* start MATERIAL TO PROCESS *

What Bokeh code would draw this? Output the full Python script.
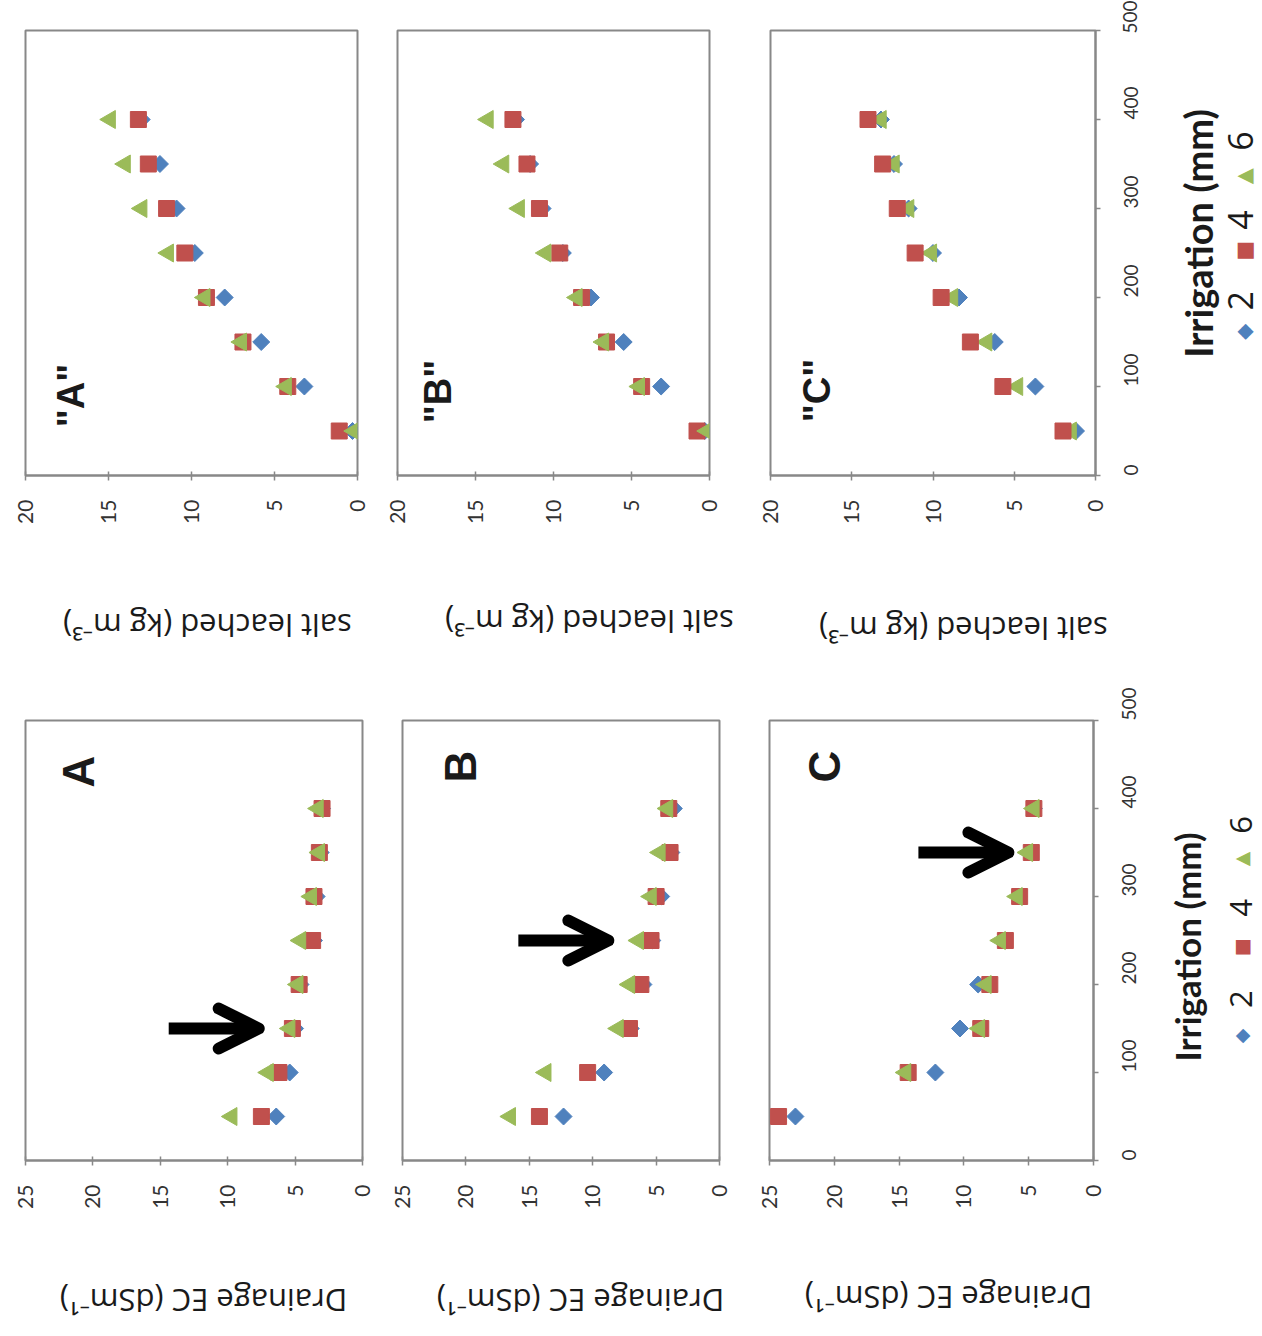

* end MATERIAL TO PROCESS *
* start MATERIAL TO PROCESS *

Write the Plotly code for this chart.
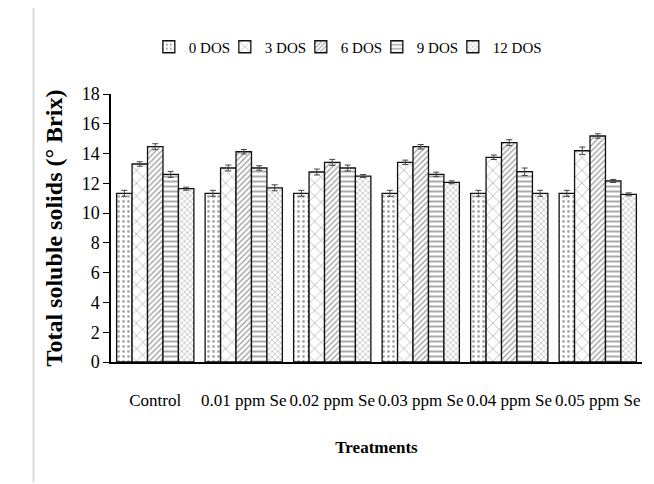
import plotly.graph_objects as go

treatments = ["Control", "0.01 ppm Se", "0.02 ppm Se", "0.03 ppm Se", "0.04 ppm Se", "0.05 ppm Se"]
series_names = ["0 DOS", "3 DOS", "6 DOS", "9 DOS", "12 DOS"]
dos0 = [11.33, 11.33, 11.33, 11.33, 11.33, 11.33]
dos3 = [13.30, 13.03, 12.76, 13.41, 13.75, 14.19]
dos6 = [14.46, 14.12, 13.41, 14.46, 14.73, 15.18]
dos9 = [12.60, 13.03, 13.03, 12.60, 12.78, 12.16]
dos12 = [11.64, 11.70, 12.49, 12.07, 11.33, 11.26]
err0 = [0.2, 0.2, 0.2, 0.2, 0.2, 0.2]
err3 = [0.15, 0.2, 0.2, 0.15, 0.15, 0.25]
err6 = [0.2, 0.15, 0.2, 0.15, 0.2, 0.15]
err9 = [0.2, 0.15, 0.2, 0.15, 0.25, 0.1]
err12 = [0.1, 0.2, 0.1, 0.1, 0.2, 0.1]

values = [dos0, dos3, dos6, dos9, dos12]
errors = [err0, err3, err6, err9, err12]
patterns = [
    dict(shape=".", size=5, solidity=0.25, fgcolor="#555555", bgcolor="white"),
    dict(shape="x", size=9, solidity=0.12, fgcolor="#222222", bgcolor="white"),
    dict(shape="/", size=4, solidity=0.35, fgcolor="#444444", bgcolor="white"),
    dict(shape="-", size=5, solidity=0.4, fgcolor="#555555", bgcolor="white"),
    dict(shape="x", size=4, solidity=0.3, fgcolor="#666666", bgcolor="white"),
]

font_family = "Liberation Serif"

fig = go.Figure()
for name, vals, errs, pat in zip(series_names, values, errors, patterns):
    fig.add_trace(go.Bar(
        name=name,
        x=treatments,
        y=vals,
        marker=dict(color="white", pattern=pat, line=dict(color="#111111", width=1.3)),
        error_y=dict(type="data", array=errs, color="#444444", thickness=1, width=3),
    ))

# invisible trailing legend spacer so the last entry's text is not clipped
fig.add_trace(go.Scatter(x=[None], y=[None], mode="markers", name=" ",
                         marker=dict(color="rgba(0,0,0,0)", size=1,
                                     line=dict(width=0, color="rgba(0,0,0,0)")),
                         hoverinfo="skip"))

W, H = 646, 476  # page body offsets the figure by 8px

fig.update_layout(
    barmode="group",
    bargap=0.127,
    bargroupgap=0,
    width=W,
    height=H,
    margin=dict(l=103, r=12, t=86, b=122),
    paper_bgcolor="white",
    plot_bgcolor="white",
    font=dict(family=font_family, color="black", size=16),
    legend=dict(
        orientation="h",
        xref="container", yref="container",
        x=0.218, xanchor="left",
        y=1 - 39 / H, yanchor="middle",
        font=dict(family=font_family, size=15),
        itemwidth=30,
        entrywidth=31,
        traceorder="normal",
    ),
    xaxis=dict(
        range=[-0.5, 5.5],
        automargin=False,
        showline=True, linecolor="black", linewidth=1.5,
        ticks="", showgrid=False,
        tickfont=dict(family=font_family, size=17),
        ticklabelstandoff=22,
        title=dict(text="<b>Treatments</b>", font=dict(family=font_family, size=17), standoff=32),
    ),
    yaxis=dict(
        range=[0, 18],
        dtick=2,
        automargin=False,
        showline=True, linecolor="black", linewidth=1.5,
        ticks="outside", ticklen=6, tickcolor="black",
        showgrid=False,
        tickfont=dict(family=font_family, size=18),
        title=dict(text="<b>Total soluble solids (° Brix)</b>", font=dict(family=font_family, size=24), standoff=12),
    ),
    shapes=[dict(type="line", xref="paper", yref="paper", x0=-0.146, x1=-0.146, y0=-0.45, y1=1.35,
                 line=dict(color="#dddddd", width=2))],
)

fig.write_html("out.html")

* end MATERIAL TO PROCESS *

TASK INSTRUCTIONS: Would you restate, exactly and with no pictures, the lines of the entries above from the one containing "Write the Plotly code for this chart." through the one containing "import plotly.graph_objects as go"?

THE RESULT:
Write the Plotly code for this chart.
import plotly.graph_objects as go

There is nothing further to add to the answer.